In an ideal world, pacman would be able to detect whether snapshots of the filesystem containing an updated file exist (let's assume a single partion for the moment) or will be taken by pre-upgrade hooks (the latter could be done by setting an option like CheckSpaceLogic=Snapshot).

If so, the calculation of Net Upgrade Size should take into account which files remain unchanged during an upgrade.
For an upgrade of a package from v1 to v2, the "Effective Net Upgrade Size before snapshot cleanup" would be sum(size(f) for f in changed(v1,v2)), where the sum is taken over the files f in v2 that are actually replaced on disk.

I'm not an expert, but I guess that this data could be gathered with extremely high confidence from the .MTREE file. I don't know whether files with identical hashes are skipped during upgrades, but I could imagine that this is not done to make sure that hash collisions don't affect anything. In this case, it might be necessary to avoid overwriting files by duplicates, but instead unpack diff the new version against the old and only ever touch the old entry if actually something changed. filesystems might offer more sophisticated ways to do so in an atomic operation; I'm pretty sure that btrfs does, for example.

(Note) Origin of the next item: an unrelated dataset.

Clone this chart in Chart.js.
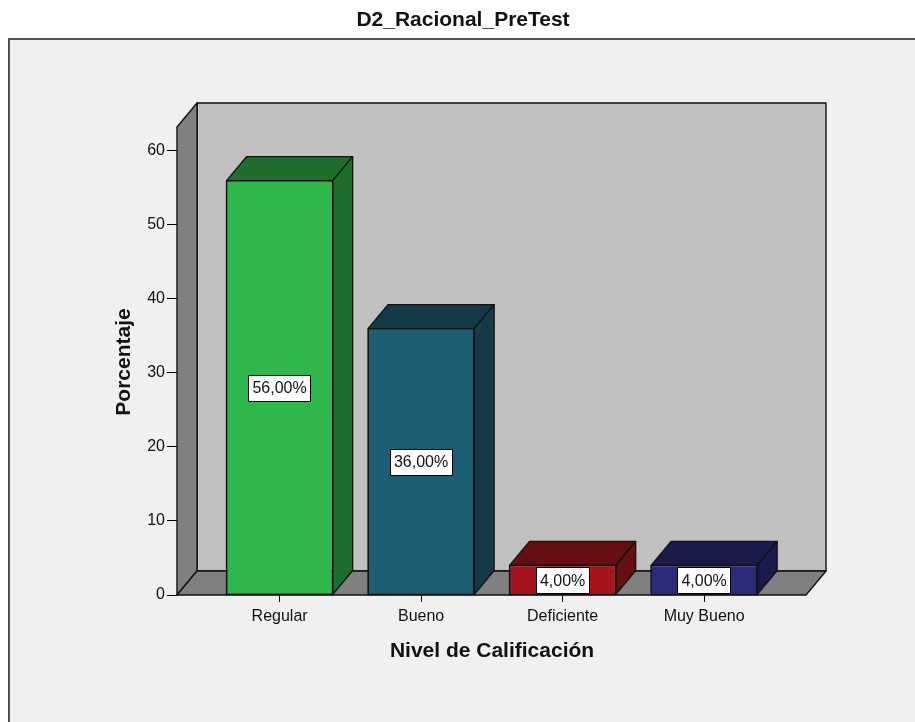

For a simpler measure (that does not have to explicitly compare all files in v1 and v2 individually), a conservative guess would be to simply pretend the worst case: sum(size(f) for all f in v2), that is, Effective Net Upgrade Size = Total Installed Size (of v2), assuming that no file is deleted at all.

Steps to Reproduce:

1. Have / on a snapshottable filesystem (e.g., btrfs).
2. Create some huge dummy package in a couple of versions, e.g. with the attached PKGBUILD.
3. Install versions of that package a couple of times, snapshotting / in between (either manually or using snap-pac hooks).
4. Realize that eventually you will run out of disk space, because pacman thinks the Net Upgrade Size is 0, but the old versions of the files are still kept in the snapshots.
5. Delete the snapshots to recover your system.

Also see the correponding thread "Pacman/checkupdates: Net upgrade size / expected disk usage" in the forum with detailed log: https://bbs.archlinux.org/viewtopic.php?pid=1890399.
   PKGBUILD (0.1 KiB)
This task depends upon

Comment by Kenny MacDermid (kenmacd) - Friday, 01 May 2020, 20:26 GMT
Is there any update on this? When it happens it can lead to broken installs.

An option to just not count any of the data removed (ie calculate_removed_size() return 0) would prevent this issue.
Comment by Mikael Blomstrand (chawlindel) - Tuesday, 15 June 2021, 12:45 GMT
I frequently manage to break my installation because of this. It's extremely annoying. Any update on this at all?
Comment by Christian Kotte (ckotte) - Wednesday, 02 August 2023, 22:38 GMT
Any updates?